## TASK TO CARRY OUT
Copy all the data exactly, except the pictures.

## MATERIAL PROVIDED
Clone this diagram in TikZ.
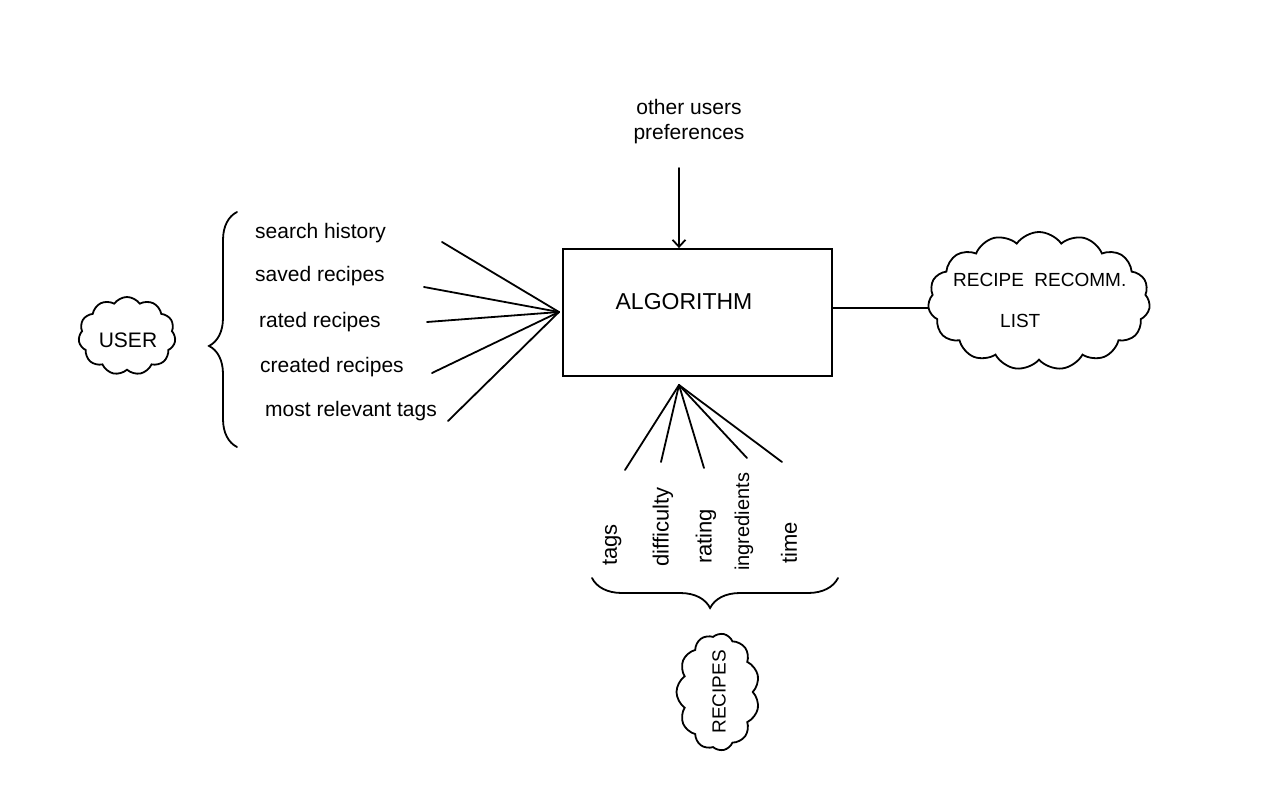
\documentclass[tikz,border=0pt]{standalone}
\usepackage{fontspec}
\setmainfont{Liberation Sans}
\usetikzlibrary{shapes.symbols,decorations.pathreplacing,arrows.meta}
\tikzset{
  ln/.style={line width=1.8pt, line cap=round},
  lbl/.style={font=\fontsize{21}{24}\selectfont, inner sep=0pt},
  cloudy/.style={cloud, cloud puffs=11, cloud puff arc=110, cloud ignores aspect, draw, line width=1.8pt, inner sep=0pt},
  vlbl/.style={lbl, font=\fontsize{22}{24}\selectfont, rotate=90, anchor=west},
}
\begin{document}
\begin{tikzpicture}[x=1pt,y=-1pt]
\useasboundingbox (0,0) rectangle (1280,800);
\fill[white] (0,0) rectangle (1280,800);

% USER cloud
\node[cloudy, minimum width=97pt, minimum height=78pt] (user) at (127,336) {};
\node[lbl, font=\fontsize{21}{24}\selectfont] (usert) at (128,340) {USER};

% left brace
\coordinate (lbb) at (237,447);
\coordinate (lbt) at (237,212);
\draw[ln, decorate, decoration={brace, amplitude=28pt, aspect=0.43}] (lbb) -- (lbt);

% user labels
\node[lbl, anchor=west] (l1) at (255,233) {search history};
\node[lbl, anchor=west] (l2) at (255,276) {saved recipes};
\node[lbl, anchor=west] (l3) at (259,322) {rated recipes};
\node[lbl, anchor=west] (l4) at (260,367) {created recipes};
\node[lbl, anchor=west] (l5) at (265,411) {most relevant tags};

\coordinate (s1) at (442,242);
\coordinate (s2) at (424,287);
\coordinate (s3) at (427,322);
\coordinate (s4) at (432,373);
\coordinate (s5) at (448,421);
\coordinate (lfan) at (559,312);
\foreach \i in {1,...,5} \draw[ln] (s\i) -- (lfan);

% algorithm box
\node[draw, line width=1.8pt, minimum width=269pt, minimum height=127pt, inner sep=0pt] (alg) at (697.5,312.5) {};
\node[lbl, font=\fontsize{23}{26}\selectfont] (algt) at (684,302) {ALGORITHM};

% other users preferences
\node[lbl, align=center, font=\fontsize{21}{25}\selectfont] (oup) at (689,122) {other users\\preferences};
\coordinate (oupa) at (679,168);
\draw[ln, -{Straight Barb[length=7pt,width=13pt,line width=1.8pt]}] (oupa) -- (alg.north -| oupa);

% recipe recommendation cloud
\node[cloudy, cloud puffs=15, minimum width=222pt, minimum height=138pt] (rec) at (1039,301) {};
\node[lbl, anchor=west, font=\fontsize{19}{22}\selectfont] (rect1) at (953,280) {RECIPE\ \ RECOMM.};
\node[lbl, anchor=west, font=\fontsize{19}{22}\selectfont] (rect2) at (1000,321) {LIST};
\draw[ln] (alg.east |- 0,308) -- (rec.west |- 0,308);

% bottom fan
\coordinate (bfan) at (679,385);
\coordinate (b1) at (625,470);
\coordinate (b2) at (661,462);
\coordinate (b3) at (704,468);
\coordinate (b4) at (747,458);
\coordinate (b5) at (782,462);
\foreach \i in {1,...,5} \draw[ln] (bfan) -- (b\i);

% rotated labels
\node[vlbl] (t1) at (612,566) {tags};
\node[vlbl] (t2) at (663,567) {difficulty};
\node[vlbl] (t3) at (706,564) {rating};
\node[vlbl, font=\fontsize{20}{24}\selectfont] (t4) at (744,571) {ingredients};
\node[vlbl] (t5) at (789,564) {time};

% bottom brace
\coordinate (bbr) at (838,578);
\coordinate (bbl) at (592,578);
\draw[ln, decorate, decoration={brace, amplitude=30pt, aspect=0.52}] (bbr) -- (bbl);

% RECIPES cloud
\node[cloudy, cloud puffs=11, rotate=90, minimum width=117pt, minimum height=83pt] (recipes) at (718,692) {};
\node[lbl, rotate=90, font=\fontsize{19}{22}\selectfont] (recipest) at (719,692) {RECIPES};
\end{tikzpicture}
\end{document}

## WRITTEN ANSWER
Clone this diagram in TikZ.
\documentclass[tikz,border=0pt]{standalone}
\usepackage{fontspec}
\setmainfont{Liberation Sans}
\usetikzlibrary{shapes.symbols,decorations.pathreplacing,arrows.meta}
\tikzset{
  ln/.style={line width=1.8pt, line cap=round},
  lbl/.style={font=\fontsize{21}{24}\selectfont, inner sep=0pt},
  cloudy/.style={cloud, cloud puffs=11, cloud puff arc=110, cloud ignores aspect, draw, line width=1.8pt, inner sep=0pt},
  vlbl/.style={lbl, font=\fontsize{22}{24}\selectfont, rotate=90, anchor=west},
}
\begin{document}
\begin{tikzpicture}[x=1pt,y=-1pt]
\useasboundingbox (0,0) rectangle (1280,800);
\fill[white] (0,0) rectangle (1280,800);

% USER cloud
\node[cloudy, minimum width=97pt, minimum height=78pt] (user) at (127,336) {};
\node[lbl, font=\fontsize{21}{24}\selectfont] (usert) at (128,340) {USER};

% left brace
\coordinate (lbb) at (237,447);
\coordinate (lbt) at (237,212);
\draw[ln, decorate, decoration={brace, amplitude=28pt, aspect=0.43}] (lbb) -- (lbt);

% user labels
\node[lbl, anchor=west] (l1) at (255,233) {search history};
\node[lbl, anchor=west] (l2) at (255,276) {saved recipes};
\node[lbl, anchor=west] (l3) at (259,322) {rated recipes};
\node[lbl, anchor=west] (l4) at (260,367) {created recipes};
\node[lbl, anchor=west] (l5) at (265,411) {most relevant tags};

\coordinate (s1) at (442,242);
\coordinate (s2) at (424,287);
\coordinate (s3) at (427,322);
\coordinate (s4) at (432,373);
\coordinate (s5) at (448,421);
\coordinate (lfan) at (559,312);
\foreach \i in {1,...,5} \draw[ln] (s\i) -- (lfan);

% algorithm box
\node[draw, line width=1.8pt, minimum width=269pt, minimum height=127pt, inner sep=0pt] (alg) at (697.5,312.5) {};
\node[lbl, font=\fontsize{23}{26}\selectfont] (algt) at (684,302) {ALGORITHM};

% other users preferences
\node[lbl, align=center, font=\fontsize{21}{25}\selectfont] (oup) at (689,122) {other users\\preferences};
\coordinate (oupa) at (679,168);
\draw[ln, -{Straight Barb[length=7pt,width=13pt,line width=1.8pt]}] (oupa) -- (alg.north -| oupa);

% recipe recommendation cloud
\node[cloudy, cloud puffs=15, minimum width=222pt, minimum height=138pt] (rec) at (1039,301) {};
\node[lbl, anchor=west, font=\fontsize{19}{22}\selectfont] (rect1) at (953,280) {RECIPE\ \ RECOMM.};
\node[lbl, anchor=west, font=\fontsize{19}{22}\selectfont] (rect2) at (1000,321) {LIST};
\draw[ln] (alg.east |- 0,308) -- (rec.west |- 0,308);

% bottom fan
\coordinate (bfan) at (679,385);
\coordinate (b1) at (625,470);
\coordinate (b2) at (661,462);
\coordinate (b3) at (704,468);
\coordinate (b4) at (747,458);
\coordinate (b5) at (782,462);
\foreach \i in {1,...,5} \draw[ln] (bfan) -- (b\i);

% rotated labels
\node[vlbl] (t1) at (612,566) {tags};
\node[vlbl] (t2) at (663,567) {difficulty};
\node[vlbl] (t3) at (706,564) {rating};
\node[vlbl, font=\fontsize{20}{24}\selectfont] (t4) at (744,571) {ingredients};
\node[vlbl] (t5) at (789,564) {time};

% bottom brace
\coordinate (bbr) at (838,578);
\coordinate (bbl) at (592,578);
\draw[ln, decorate, decoration={brace, amplitude=30pt, aspect=0.52}] (bbr) -- (bbl);

% RECIPES cloud
\node[cloudy, cloud puffs=11, rotate=90, minimum width=117pt, minimum height=83pt] (recipes) at (718,692) {};
\node[lbl, rotate=90, font=\fontsize{19}{22}\selectfont] (recipest) at (719,692) {RECIPES};
\end{tikzpicture}
\end{document}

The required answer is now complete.